Il gennaio dei sogni infranti
Altro giro, altro anno, altro mese di gennaio, altra sessione di mercato che si spera possa migliorare la Roma ove possibile. “Ove possibile”: di solito è questo il concetto che si fatica a digerire, con il classico bombardamento di voci ancora più confusionario quando ci sono ancor meno risorse che nel mercato estivo. Facciamo, allora, un breve riassunto della situazione: la Roma già spende più di quel che ricava e per questo, limitandoci a questo mese, tendenzialmente potrà far entrare solo una volta che avrà fatto uscire. Si può pensare di sostituire Kalinic solo se si troverà una sistemazione per Kalinic, si potrà pensare a migliorare il pacchetto dei centrali difensivi solo quando un Juan Jesus o un Fazio - difensori meno utilizzati da Fonseca, specialmente il brasiliano che è stato superato nelle gerarchie anche dall’acerbo Mert Cetin - saranno ceduti, eccetera.

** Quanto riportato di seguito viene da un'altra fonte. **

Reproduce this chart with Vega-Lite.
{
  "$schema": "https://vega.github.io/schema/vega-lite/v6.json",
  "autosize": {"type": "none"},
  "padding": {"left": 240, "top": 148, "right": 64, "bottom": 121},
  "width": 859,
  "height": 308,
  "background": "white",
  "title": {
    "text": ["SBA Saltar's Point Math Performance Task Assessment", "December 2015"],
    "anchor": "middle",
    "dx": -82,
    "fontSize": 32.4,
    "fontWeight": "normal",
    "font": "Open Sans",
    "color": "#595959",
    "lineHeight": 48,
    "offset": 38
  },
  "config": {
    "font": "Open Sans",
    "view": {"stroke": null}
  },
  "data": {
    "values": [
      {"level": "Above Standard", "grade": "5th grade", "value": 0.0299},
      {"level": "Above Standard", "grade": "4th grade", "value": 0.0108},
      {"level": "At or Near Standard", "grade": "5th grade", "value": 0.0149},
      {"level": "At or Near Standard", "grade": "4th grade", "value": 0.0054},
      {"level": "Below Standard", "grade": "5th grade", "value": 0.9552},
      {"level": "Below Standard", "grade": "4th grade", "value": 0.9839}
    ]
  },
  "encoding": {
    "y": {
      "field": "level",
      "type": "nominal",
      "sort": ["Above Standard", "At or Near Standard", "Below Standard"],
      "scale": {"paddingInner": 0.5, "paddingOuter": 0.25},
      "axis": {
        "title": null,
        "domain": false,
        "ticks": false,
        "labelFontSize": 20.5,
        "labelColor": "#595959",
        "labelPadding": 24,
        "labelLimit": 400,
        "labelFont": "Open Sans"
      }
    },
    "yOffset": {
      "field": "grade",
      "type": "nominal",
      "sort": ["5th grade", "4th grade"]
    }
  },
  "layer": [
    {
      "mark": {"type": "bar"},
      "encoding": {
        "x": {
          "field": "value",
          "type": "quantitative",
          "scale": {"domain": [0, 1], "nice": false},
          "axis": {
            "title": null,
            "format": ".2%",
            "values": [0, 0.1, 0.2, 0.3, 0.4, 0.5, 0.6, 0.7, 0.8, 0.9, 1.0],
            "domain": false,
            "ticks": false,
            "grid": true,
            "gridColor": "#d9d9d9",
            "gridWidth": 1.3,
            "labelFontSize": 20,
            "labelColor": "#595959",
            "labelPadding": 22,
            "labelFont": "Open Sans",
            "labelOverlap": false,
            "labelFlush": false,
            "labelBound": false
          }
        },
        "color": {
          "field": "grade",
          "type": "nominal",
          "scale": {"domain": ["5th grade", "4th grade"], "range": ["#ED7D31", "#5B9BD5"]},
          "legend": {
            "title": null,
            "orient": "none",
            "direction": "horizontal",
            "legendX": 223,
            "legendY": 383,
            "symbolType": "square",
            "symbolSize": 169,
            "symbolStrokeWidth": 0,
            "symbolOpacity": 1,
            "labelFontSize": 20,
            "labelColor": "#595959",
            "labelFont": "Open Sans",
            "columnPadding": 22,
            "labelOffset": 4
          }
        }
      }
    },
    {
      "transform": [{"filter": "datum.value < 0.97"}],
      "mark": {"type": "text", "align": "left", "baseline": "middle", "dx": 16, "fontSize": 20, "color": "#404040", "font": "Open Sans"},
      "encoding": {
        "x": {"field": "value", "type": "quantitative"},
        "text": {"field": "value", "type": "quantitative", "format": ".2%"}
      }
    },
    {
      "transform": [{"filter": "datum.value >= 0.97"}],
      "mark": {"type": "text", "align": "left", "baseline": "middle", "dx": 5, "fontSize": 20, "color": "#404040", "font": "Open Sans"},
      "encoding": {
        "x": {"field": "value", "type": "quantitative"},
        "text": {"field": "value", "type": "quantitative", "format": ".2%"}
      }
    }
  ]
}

Fin qui, tutto nella norma; la novità è rappresentata dal possibile (e tale sarà, finché non sarà certo) cambio del proprietario del pacchetto di maggioranza del club. La trattativa tra il gruppo di investitori capitanati da James Pallotta e il Friedkin Group, che ormai non è più un’indiscrezione, ma una certezza, come la stessa Roma ha dovuto comunicare su richiesta della Consob, ha fatto cominciare a sognare tifosi (legittimo, almeno fino a un certo punto) e addetti ai lavori (decisamente meno). “Niente più plusvalenze”, “finalmente si gioca per vincere” e altri stucchevoli ritornelli cozzano con la semplice logica consequenziale. Sorvolando sulla presunta non volontà di primeggiare della proprietà che potrebbe a breve passare la mano, per evitare di dover pareggiare disavanzi di bilancio con le cessioni, le strade sono sempre le stesse: ridurre i costi - quindi, cedere rimpiazzando con chi costa meno - e aumentare i ricavi, in modo trasparente o anche meno trasparente, ma nel secondo caso Friedkin - o chi per lui - dovrebbe, ad esempio, sponsorizzare la Roma per un centinaio di milioni di euro annui, cifra che, oltre a essere irrealistica, sforerebbe di un tantinello i parametri del fair value ammessi dall’UEFA. L’UEFA, altro nemico che mette paletti da dribblare il più possibile: cambiare proprietà non permette “anni franchi” dalle regole del financial fair-play, come altra leggenda mediatica (e non solo) vorrebbe. Tanti sogni che si infrangono, in un gennaio fin troppo lungo, che quest’anno potrebbe avere anche una ulteriore coda.